Fraud prevention. The Uniform Commercial Code §3-114 says when there's a discrepancy between digits and words on a negotiable instrument, words control. This stops simple forgery: if someone alters '$100' to '$1000' in the digit field but doesn't change the words ('one hundred dollars'), the bank pays $100 based on the words. Banks also do basic verification — most reject checks where digits and words don't match, returning them as 'discrepancy' for the issuer to reissue.
What's the right format for cents on a check?
Use a fraction over 100, never spell out the cents. Correct: 'one hundred dollars and 56/100' or 'one hundred and 56/100 dollars'. Incorrect: 'one hundred dollars and fifty-six cents' (banks accept this but it's non-standard). For zero cents: 'one hundred dollars and 00/100' or 'one hundred dollars even'. The 'and 56/100' format is unambiguous and works internationally for English-language checks.
When do I write 'and' in a number?
American formal English: don't use 'and' between major parts. 'One hundred twenty-three' (not 'one hundred and twenty-three'). The 'and' appears specifically before the cents on a check ('one hundred dollars and 56/100'). British English: 'and' is normal between major parts ('one hundred and twenty-three'). Casual American often uses British conventions. For legal documents, follow American formal style to avoid ambiguity in jurisdictions that treat 'and' as the decimal point indicator.
How do I write ordinal numbers?
First (1st), second (2nd), third (3rd), then -th: fourth (4th), fifth (5th), sixth, seventh, eighth, ninth, tenth, eleventh, twelfth, thirteenth, fourteenth, fifteenth, sixteenth, seventeenth, eighteenth, nineteenth, twentieth (20th), twenty-first (21st)... For larger ordinals, only the last word changes: 'one hundred twenty-third', 'one thousand four hundred fifty-sixth'. Spelling exceptions: ninth (drop 'e' from nine), twelfth (not twelveth), twentieth (not twentyth), thirtieth, fortieth, fiftieth, sixtieth, seventieth, eightieth, ninetieth.
How do I write very large numbers in words?
Group by powers of 1,000: thousand (10^3), million (10^6), billion (10^9), trillion (10^12).
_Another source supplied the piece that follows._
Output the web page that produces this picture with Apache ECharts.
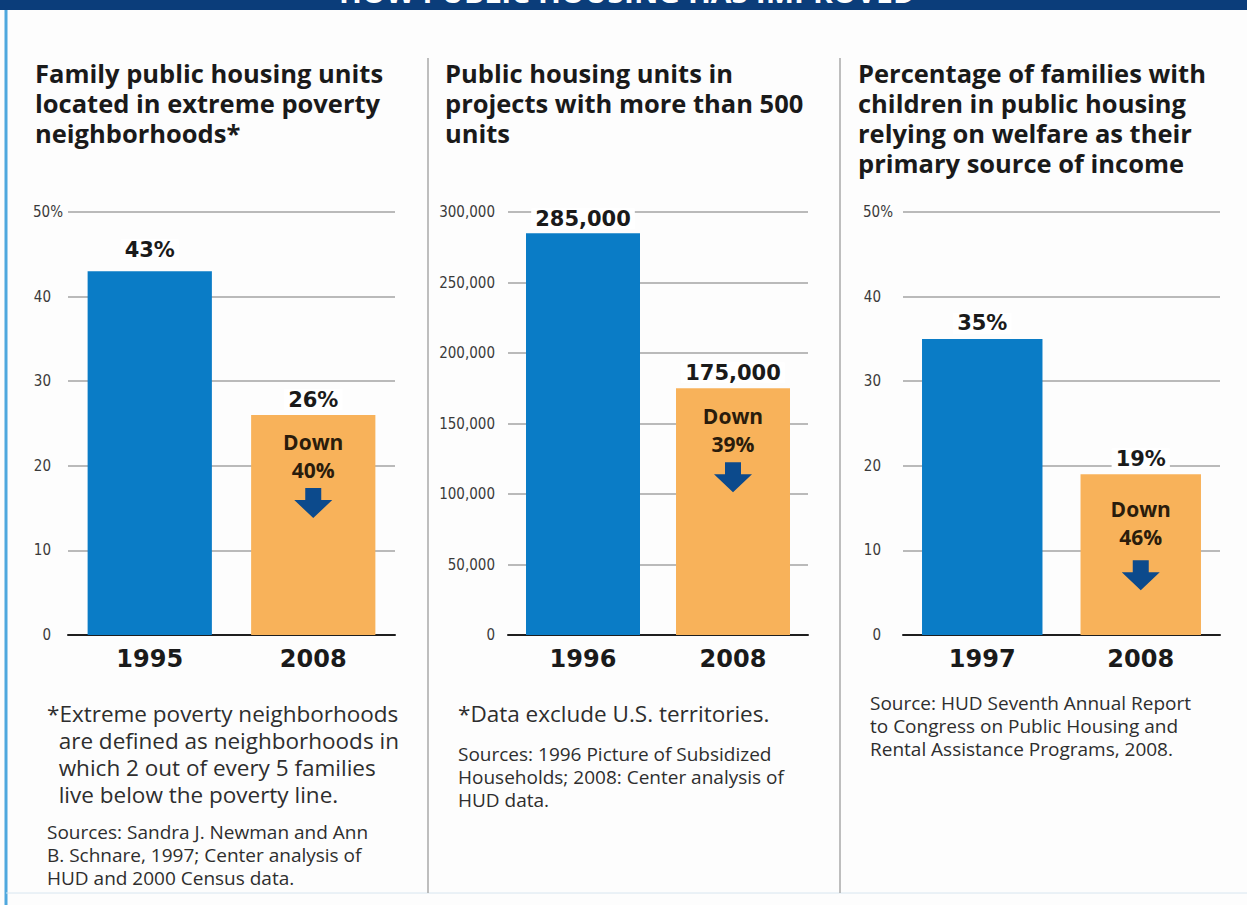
<!DOCTYPE html>
<html>
<head>
<meta charset="utf-8">
<script src="https://cdn.jsdelivr.net/npm/echarts@6/dist/echarts.min.js"></script>
<style>
html,body{margin:0;padding:0;background:#fdfdfd;}
#c{width:1247px;height:905px;}
</style>
</head>
<body>
<div id="c"></div>
<script>
// ---- data ----
const bannerTitle = 'HOW PUBLIC HOUSING HAS IMPROVED';
const panelTitles = [
  'Family public housing units\nlocated in extreme poverty\nneighborhoods*',
  'Public housing units in\nprojects with more than 500\nunits',
  'Percentage of families with\nchildren in public housing\nrelying on welfare as their\nprimary source of income'
];
const categories1 = ['1995', '2008'];
const values1 = [43, 26];
const categories2 = ['1996', '2008'];
const values2 = [285000, 175000];
const categories3 = ['1997', '2008'];
const values3 = [35, 19];
const downLabels = ['Down\n40%', 'Down\n39%', 'Down\n46%'];
const yTicks1 = ['0', '10', '20', '30', '40', '50%'];
const yTicks2 = ['0', '50,000', '100,000', '150,000', '200,000', '250,000', '300,000'];
const yTicks3 = ['0', '10', '20', '30', '40', '50%'];
const footnotes = [
  '*Extreme poverty neighborhoods\n  are defined as neighborhoods in\n  which 2 out of every 5 families\n  live below the poverty line.',
  '*Data exclude U.S. territories.'
];
const sources = [
  'Sources: Sandra J. Newman and Ann\nB. Schnare, 1997; Center analysis of\nHUD and 2000 Census data.',
  'Sources: 1996 Picture of Subsidized\nHouseholds; 2008: Center analysis of\nHUD data.',
  'Source: HUD Seventh Annual Report\nto Congress on Public Housing and\nRental Assistance Programs, 2008.'
];

// ---- style ----
const BLUE = '#0a7cc6';
const ORANGE = '#f8b25a';
const ARROW = '#0c4a8c';
const FONT = '"Open Sans", "Noto Sans", sans-serif';
const WIDE = '"DejaVu Sans", "Open Sans", sans-serif';
const NARROW = '"Liberation Sans Narrow", "DejaVu Sans Condensed", sans-serif';
const arrowPath = 'path://M11,0 L27,0 L27,12 L38,12 L19,30 L0,12 L11,12 Z';

const chart = echarts.init(document.getElementById('c'), null, {renderer: 'svg'});

const grids = [
  {left: 68, top: 212, width: 327, height: 423},
  {left: 508, top: 212, width: 300, height: 423},
  {left: 903, top: 212, width: 317, height: 423}
];
const cats = [categories1, categories2, categories3];
const vals = [values1, values2, values3];
const ticks = [yTicks1, yTicks2, yTicks3];
const yMax = [50, 300000, 50];
const yInt = [10, 50000, 10];
const yMargin = [5, 13, 10];
const hasPct = [true, false, true];
const arrowOff = [88, 89, 101];
const downDist = [4, 4, 9];
const labelDist = [[11, 5], [4, 5], [5, 5]];
const fmtVal = [v => v + '%', v => v.toLocaleString('en-US'), v => v + '%'];

const xAxes = [], yAxes = [], series = [];
for (let i = 0; i < 3; i++) {
  xAxes.push({
    type: 'category', gridIndex: i, data: cats[i],
    axisLine: {lineStyle: {color: '#1e1e1e', width: 2}},
    axisTick: {show: false},
    axisLabel: {margin: 12, fontFamily: WIDE, fontWeight: 'bold', fontSize: 24, color: '#1a1a1a'}
  });
  const tk = ticks[i], iv = yInt[i], pct = hasPct[i];
  yAxes.push({
    type: 'value', gridIndex: i, min: 0, max: yMax[i], interval: iv,
    axisLine: {show: false}, axisTick: {show: false},
    axisLabel: {margin: yMargin[i], fontFamily: NARROW, fontSize: 15, color: '#3a3a3a',
      formatter: v => {
        const t = tk[Math.round(v / iv)];
        return (pct && t.indexOf('%') < 0) ? t + '{s|}' : t;
      },
      rich: {s: {width: 12}}},
    splitLine: {lineStyle: {color: '#a3a3a3', width: 1.5}}
  });
  series.push({
    type: 'bar', xAxisIndex: i, yAxisIndex: i, barWidth: '76%',
    data: vals[i].map((v, j) => ({value: v, itemStyle: {color: j === 0 ? BLUE : ORANGE},
      label: {distance: labelDist[i][j]}})),
    label: {show: true, position: 'top', fontFamily: WIDE, fontWeight: 'bold',
      fontSize: 21, color: '#1a1a1a', backgroundColor: '#ffffff', padding: [0, 4, 0, 4],
      formatter: (p => fmtVal[i](p.value))},
    markPoint: {
      symbol: arrowPath, symbolSize: [38, 30], silent: true, animation: false,
      itemStyle: {color: ARROW},
      label: {show: true, position: 'top', distance: downDist[i], formatter: downLabels[i],
        fontFamily: FONT, fontWeight: 'bold', fontSize: 21, lineHeight: 28, color: '#2a1c0c'},
      data: [{coord: [1, vals[i][1]], symbolOffset: [0, arrowOff[i]]}]
    },
    animation: false
  });
}

const titleX = [35, 445, 858];
const footX = [47, 458, 870];
const graphic = [
  {type: 'rect', shape: {x: 0, y: 0, width: 1247, height: 10}, style: {fill: '#0b3d7a'}},
  {type: 'text', x: 627, y: -9, style: {text: bannerTitle, fill: '#ffffff', font: 'bold 30px ' + FONT,
    textAlign: 'center', textVerticalAlign: 'middle'}},
  {type: 'line', shape: {x1: 6, y1: 10, x2: 6, y2: 905}, style: {stroke: '#4fa8de', lineWidth: 3}},
  {type: 'line', shape: {x1: 6, y1: 893, x2: 1247, y2: 893}, style: {stroke: '#d8e6f0', lineWidth: 1}},
  {type: 'line', shape: {x1: 428, y1: 58, x2: 428, y2: 893}, style: {stroke: '#a8a8a8', lineWidth: 1.5}},
  {type: 'line', shape: {x1: 840, y1: 58, x2: 840, y2: 893}, style: {stroke: '#a8a8a8', lineWidth: 1.5}}
];
for (let i = 0; i < 3; i++) {
  graphic.push({type: 'text', x: titleX[i], y: 58, style: {text: panelTitles[i], fill: '#1a1a1a',
    font: 'bold 25.5px ' + FONT, lineHeight: 30}});
}
for (let i = 0; i < footnotes.length; i++) {
  graphic.push({type: 'text', x: footX[i], y: 700, style: {text: footnotes[i], fill: '#2e2e2e',
    font: '22.5px ' + FONT, lineHeight: 27}});
}
const srcY = [820, 742, 691];
for (let i = 0; i < 3; i++) {
  graphic.push({type: 'text', x: footX[i], y: srcY[i], style: {text: sources[i], fill: '#2e2e2e',
    font: '19px ' + FONT, lineHeight: 23}});
}

chart.setOption({
  animation: false,
  backgroundColor: '#fdfdfd',
  grid: grids,
  xAxis: xAxes,
  yAxis: yAxes,
  series: series,
  graphic: graphic
});
</script>
</body>
</html>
Example: 1,234,567,890 = 'one billion two hundred thirty-four million five hundred sixty-seven thousand eight hundred ninety'. American English uses short scale (billion = 10^9). British English used to use long scale (billion = 10^12) but has shifted to short scale since the 1970s for finance and government. For numbers above trillion, scientific notation or 'X trillion Y billion' phrasing is more practical than full word form.
Are there edge cases I should know about?
Yes. Hyphens: 21-99 with non-zero ones place are hyphenated ('twenty-one', 'forty-five', not 'twenty one'). Round tens have no hyphen ('thirty', 'forty', 'sixty'). Negative numbers: 'negative one hundred' or 'minus one hundred' depending on context (math = negative; finance = often parenthesized digits like '($100.00)'). Decimals after the integer: 'one hundred point five' or 'one hundred point five zero'. Mixed fractions: 'one and three-quarters' (1¾). Year format: '1990' is 'nineteen ninety' (year style) or 'one thousand nine hundred ninety' (cardinal).